-- Start of Dataset excerpts --
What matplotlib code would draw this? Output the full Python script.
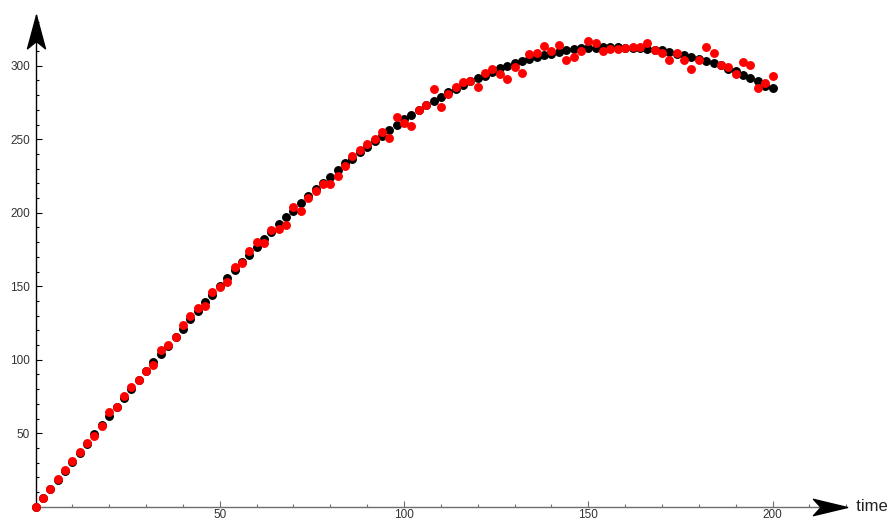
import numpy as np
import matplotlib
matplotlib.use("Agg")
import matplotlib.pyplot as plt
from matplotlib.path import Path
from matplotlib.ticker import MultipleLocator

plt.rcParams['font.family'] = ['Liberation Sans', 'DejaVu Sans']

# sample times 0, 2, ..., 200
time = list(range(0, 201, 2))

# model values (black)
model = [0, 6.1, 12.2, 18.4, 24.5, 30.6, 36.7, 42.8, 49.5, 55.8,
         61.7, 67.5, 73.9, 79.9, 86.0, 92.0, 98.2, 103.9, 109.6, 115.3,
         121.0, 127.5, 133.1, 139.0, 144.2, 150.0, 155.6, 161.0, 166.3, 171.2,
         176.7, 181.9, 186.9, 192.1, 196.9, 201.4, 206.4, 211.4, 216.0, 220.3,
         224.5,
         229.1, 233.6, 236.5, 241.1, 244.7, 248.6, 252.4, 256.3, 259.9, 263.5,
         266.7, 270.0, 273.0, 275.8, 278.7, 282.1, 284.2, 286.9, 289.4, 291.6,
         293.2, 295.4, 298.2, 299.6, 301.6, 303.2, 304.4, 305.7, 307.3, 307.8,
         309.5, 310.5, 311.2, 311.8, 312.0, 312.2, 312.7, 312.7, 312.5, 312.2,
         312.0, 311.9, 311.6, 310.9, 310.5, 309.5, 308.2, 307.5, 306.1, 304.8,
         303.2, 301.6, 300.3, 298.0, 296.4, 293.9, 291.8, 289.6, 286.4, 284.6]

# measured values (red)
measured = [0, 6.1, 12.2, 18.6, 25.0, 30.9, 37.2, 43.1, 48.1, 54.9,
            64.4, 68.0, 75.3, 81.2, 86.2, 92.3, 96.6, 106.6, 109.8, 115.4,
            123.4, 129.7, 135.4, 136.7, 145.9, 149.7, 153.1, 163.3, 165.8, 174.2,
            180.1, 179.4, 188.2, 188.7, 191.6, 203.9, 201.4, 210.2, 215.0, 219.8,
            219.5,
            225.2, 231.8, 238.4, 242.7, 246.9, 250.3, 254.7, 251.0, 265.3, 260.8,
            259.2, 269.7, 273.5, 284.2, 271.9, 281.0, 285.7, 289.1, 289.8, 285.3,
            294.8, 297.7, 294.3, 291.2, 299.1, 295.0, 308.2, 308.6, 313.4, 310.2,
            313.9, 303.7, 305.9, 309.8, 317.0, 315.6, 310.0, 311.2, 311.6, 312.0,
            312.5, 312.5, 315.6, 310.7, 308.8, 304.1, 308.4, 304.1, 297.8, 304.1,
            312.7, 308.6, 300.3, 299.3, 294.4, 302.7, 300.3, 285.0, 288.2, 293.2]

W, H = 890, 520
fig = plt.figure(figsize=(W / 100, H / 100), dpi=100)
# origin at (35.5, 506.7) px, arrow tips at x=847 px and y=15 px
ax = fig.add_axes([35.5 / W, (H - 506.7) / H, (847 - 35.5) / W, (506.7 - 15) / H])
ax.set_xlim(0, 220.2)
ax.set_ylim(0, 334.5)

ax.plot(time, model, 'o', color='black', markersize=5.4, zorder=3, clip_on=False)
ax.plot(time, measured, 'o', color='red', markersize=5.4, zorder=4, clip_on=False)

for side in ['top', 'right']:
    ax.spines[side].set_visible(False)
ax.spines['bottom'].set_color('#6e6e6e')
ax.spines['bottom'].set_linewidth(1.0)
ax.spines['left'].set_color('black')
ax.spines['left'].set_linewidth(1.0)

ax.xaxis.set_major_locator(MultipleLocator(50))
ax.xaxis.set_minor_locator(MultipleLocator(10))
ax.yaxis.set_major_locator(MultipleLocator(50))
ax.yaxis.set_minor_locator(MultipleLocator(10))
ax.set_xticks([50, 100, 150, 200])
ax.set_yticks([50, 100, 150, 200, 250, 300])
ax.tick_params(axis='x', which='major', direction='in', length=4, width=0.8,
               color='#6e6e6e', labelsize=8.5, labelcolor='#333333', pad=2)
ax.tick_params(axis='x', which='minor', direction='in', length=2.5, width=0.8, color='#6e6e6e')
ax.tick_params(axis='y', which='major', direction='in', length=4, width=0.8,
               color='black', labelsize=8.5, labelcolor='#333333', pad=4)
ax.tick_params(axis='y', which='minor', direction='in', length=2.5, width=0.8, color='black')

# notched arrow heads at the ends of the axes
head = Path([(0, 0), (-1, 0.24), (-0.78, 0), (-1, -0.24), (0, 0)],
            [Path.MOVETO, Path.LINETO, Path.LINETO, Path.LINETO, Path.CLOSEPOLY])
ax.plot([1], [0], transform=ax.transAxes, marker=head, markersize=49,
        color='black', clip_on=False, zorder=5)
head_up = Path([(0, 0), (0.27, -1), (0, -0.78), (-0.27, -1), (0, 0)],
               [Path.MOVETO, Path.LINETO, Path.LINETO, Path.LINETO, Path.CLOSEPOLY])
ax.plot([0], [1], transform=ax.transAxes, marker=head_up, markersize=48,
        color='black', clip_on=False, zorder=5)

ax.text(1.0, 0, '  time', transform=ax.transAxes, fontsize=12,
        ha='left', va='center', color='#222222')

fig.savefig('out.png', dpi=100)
-- End of Dataset excerpts --
-- Start of Dataset excerpts --
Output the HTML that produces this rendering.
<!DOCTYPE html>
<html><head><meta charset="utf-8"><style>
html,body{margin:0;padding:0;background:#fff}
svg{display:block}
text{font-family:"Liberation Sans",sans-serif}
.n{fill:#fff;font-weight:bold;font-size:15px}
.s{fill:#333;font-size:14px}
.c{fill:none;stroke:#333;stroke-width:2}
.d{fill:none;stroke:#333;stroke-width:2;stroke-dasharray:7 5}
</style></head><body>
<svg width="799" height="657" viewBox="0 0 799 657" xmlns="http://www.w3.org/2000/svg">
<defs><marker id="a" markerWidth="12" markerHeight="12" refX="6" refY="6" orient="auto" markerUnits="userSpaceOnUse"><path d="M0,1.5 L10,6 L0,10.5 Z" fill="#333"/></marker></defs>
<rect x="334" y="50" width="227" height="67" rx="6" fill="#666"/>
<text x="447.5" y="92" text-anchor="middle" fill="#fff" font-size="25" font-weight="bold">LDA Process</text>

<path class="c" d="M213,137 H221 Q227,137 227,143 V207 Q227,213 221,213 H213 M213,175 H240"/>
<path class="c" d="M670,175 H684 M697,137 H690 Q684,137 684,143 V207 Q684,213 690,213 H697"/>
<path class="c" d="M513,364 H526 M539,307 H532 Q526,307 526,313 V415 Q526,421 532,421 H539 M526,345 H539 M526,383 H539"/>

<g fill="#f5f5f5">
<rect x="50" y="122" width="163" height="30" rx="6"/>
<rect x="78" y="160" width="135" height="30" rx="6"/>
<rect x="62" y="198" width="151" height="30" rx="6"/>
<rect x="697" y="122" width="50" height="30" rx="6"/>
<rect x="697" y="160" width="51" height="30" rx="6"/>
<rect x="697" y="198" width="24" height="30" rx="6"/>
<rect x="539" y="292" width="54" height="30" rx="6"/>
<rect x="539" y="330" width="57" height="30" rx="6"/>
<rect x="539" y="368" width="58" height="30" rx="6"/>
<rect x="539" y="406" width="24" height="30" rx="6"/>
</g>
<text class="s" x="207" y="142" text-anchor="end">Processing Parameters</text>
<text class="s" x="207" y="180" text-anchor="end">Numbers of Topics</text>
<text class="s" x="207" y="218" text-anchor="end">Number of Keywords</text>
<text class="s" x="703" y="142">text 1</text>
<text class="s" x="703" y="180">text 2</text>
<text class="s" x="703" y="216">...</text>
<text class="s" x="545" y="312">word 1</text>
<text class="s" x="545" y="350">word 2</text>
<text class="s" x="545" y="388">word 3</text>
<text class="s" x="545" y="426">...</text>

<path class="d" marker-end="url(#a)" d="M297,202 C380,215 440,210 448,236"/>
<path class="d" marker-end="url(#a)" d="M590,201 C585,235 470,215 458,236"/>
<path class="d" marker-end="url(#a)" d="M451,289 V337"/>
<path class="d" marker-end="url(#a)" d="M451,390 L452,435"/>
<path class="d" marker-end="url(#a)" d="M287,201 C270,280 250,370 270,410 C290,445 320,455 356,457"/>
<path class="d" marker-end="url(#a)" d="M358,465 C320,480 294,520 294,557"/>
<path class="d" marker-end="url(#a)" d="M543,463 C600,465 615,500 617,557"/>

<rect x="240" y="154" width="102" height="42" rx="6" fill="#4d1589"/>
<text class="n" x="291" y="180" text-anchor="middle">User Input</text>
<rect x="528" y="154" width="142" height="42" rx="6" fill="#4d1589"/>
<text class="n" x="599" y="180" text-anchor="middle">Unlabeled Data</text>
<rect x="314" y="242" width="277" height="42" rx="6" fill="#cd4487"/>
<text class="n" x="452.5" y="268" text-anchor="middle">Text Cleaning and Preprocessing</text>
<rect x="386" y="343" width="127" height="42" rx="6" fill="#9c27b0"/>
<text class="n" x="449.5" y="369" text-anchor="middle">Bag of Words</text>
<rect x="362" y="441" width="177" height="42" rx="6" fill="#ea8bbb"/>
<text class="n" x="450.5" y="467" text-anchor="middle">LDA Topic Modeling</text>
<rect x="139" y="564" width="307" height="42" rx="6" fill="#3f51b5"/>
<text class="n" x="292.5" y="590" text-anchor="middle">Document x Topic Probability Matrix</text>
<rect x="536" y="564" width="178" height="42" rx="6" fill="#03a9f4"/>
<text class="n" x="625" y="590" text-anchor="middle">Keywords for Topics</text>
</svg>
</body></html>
-- End of Dataset excerpts --
* _Direction_:
Give back exactly the lines from the one that holds "What matplotlib code" to the one that holds "289.6, 286.4, 284.6]", with both ends and without the images.

* _Result of the task_:
What matplotlib code would draw this? Output the full Python script.
import numpy as np
import matplotlib
matplotlib.use("Agg")
import matplotlib.pyplot as plt
from matplotlib.path import Path
from matplotlib.ticker import MultipleLocator

plt.rcParams['font.family'] = ['Liberation Sans', 'DejaVu Sans']

# sample times 0, 2, ..., 200
time = list(range(0, 201, 2))

# model values (black)
model = [0, 6.1, 12.2, 18.4, 24.5, 30.6, 36.7, 42.8, 49.5, 55.8,
         61.7, 67.5, 73.9, 79.9, 86.0, 92.0, 98.2, 103.9, 109.6, 115.3,
         121.0, 127.5, 133.1, 139.0, 144.2, 150.0, 155.6, 161.0, 166.3, 171.2,
         176.7, 181.9, 186.9, 192.1, 196.9, 201.4, 206.4, 211.4, 216.0, 220.3,
         224.5,
         229.1, 233.6, 236.5, 241.1, 244.7, 248.6, 252.4, 256.3, 259.9, 263.5,
         266.7, 270.0, 273.0, 275.8, 278.7, 282.1, 284.2, 286.9, 289.4, 291.6,
         293.2, 295.4, 298.2, 299.6, 301.6, 303.2, 304.4, 305.7, 307.3, 307.8,
         309.5, 310.5, 311.2, 311.8, 312.0, 312.2, 312.7, 312.7, 312.5, 312.2,
         312.0, 311.9, 311.6, 310.9, 310.5, 309.5, 308.2, 307.5, 306.1, 304.8,
         303.2, 301.6, 300.3, 298.0, 296.4, 293.9, 291.8, 289.6, 286.4, 284.6]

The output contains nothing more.